Information: www.thepossumdrop.com.
New York may have the Times Square Drop and Atlanta, the Peach Drop. But Tallapoosa, less than an hour west of Atlanta, has the Possum Drop.
Before you get all worked up about animal rights, Spencer, who gets lowered in a globe at midnight, isn’t playing opossum. He died by the side of the road years ago before his large carcass was salvaged and mounted by taxidermist Bud Jones, 84, born and raised in Tallapoosa.
Why a opossum, you ask?
Duh, the city was originally known as Possum Snout. And if you think the Possum Drop, which also features musical acts and a Possum King and Queen, is just for the city folk of Tallapoosa, you are wrong. Last year, the event drew 4,000 people, a thousand more than Tallapoosa’s population.
“It isn’t just a country hick thing,” Jones said. “People go plumb wild. It is amazing.”
Q: Will you tell us more about the Possum Drop?
A: I guess it was about 15 years ago when the folks around here decided to drop a opossum as part of its New Year’s Eve celebration. They called me one day and said, “Do have you have a mounted opossum that we can borrow.” I did. I had been driving down the road one day and found a opossum that a car had hit. I mounted it hanging by its tail. The folks have named him Spencer after one of our founding fathers, Ralph Spencer.
Q: How do you spell opossum, with the o or without the o?

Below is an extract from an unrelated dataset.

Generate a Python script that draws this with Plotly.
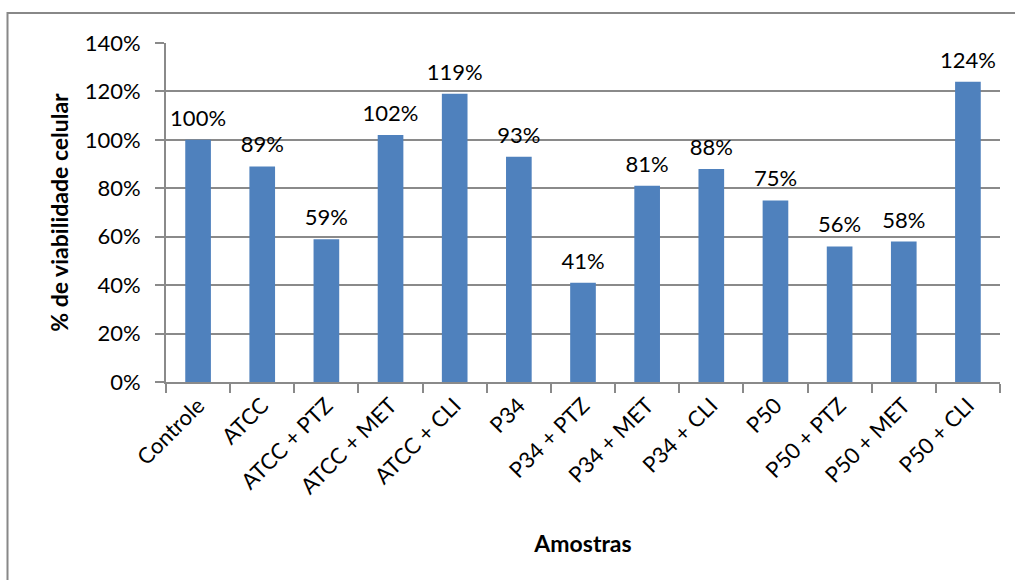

A: It is opossum, with an o. The real name is Didelphis virginianus. The folks here dropped the o.
Q: What do you think about the opossum?
A: When I was a teenage boy, my daddy used to take us opossum hunting. It was a great thrill. I never did eat one but some people did. The opossum is one of the few animals that have survived since prehistoric times. I have a great respect for it.
Q: Was Spencer a special opossum?
A: Just a regular possum. He was a big ole possum.
Q: Are you surprised that the Possum Drop has become so popular?
A: I sure am. When midnight comes, they lower Spencer down from one of the tall buildings. We don’t have very many tall buildings. When they lower him down, people start hootin’ and hollerin’ and taking pictures. You’d think that Clark Gable had come back to life.
Q: Where does Spencer stay?
A: Here at my shop. Over the years, he has been handled so much that his toes are broken off and he has suffered some wear and tear. I got another opossum mounted for use in a year or two when Spencer wears out. He will be Spencer Jr.
Q: Where did he come from?
A: Same place. Road kill.
Q: How did you become a taxidermist?
A: I had always been interested in wildlife. When I was in 16, I took a correspondence course in the mail. In 1957, I moved to Wyoming for a year and I worked in a taxidermy shop out there. When I came back, my taxidermy business just grew and grew. I have been doing it for 60 some odd years.
Q: Do you like what you do?
A: Most people think that taxidermy is stuffing animals with rags and cotton — it is a lot more than that. My wife is a taxidermist and so is my daughter. We have mounted a life-sized elephant for the Anniston Museum of Natural History over in Alabama. We made a life-sized prehistoric mastodon for the South Carolina State Museum. We do big things and little birds and anything that comes along — as long as it is legal.
Q: How does the Possum Drop make you feel?
A: I am very proud. Our restaurants sell out that night. It is a good thing for our town.